A Hike to Holden Arboretum’s Carver’s Pond
When the Cleveland Museum of Natural History holds its annual symposium there are GREAT opportunities to go on hikes that visit some of northeast Ohio’s very special places. The hike to Carver’s Pond is one of these. I’ve been on this hike several times, and it is always rewarding. The pond is a Holden Arboretum holding, but lies outside the arboretum proper and can be visited only with special permission and a guide (ours was led by Holden’s own Roger Gettig).
So the first part of our trip involved first getting to the place where the hike began, near an enclosure where Holden is testing the pest or pathogen resistance of various trees and shrubs. Then one wanders through a large unmown field (full of bee-full goldenrod this time of year) where Holden has planted more trees to observe over time (White Pine, Dawn Redwood).

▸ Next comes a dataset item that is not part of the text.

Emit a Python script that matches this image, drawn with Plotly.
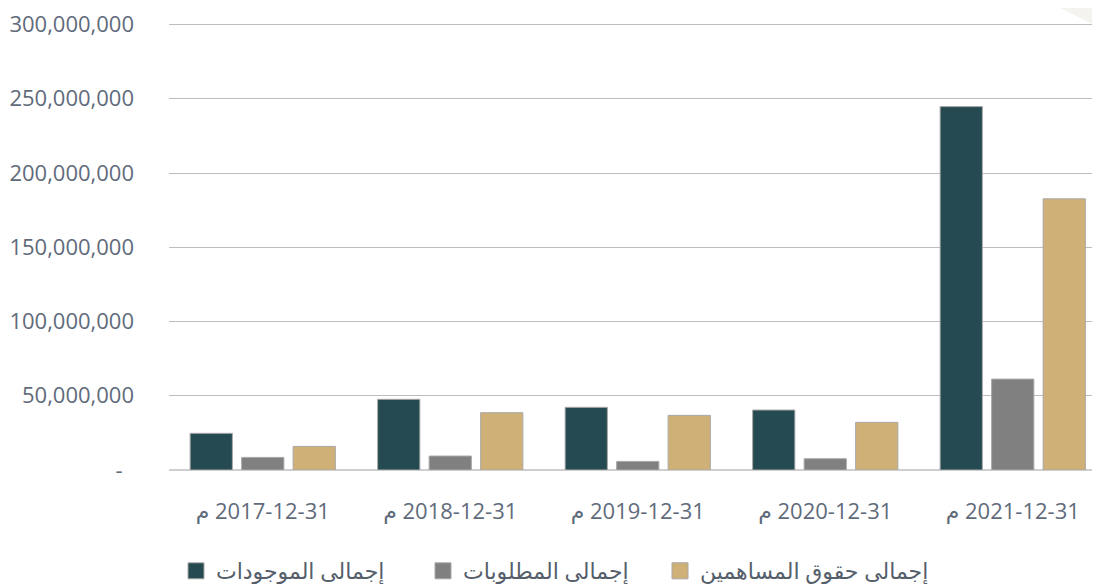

Then you tromp a long way through an oak/beech forest, overlooking a creek that is in some places a hundred feet below…
And then you are there.
What makes Carver’s Pond fascinating is that it lies in a submerged valley that itself lies thirty feet above the creek below. The natural outlet at the west end of the pond has been blocked by a beaver dam, creating a water impoundment of about 5 acres, studded with water lilies and dead trees (in which heron used to nest but no longer do) . There is no one around except some ducks and herons. It is very, very quiet.
The way out is faster but steeper: no sloth possible. My butt muscles are tired. It was a good hike.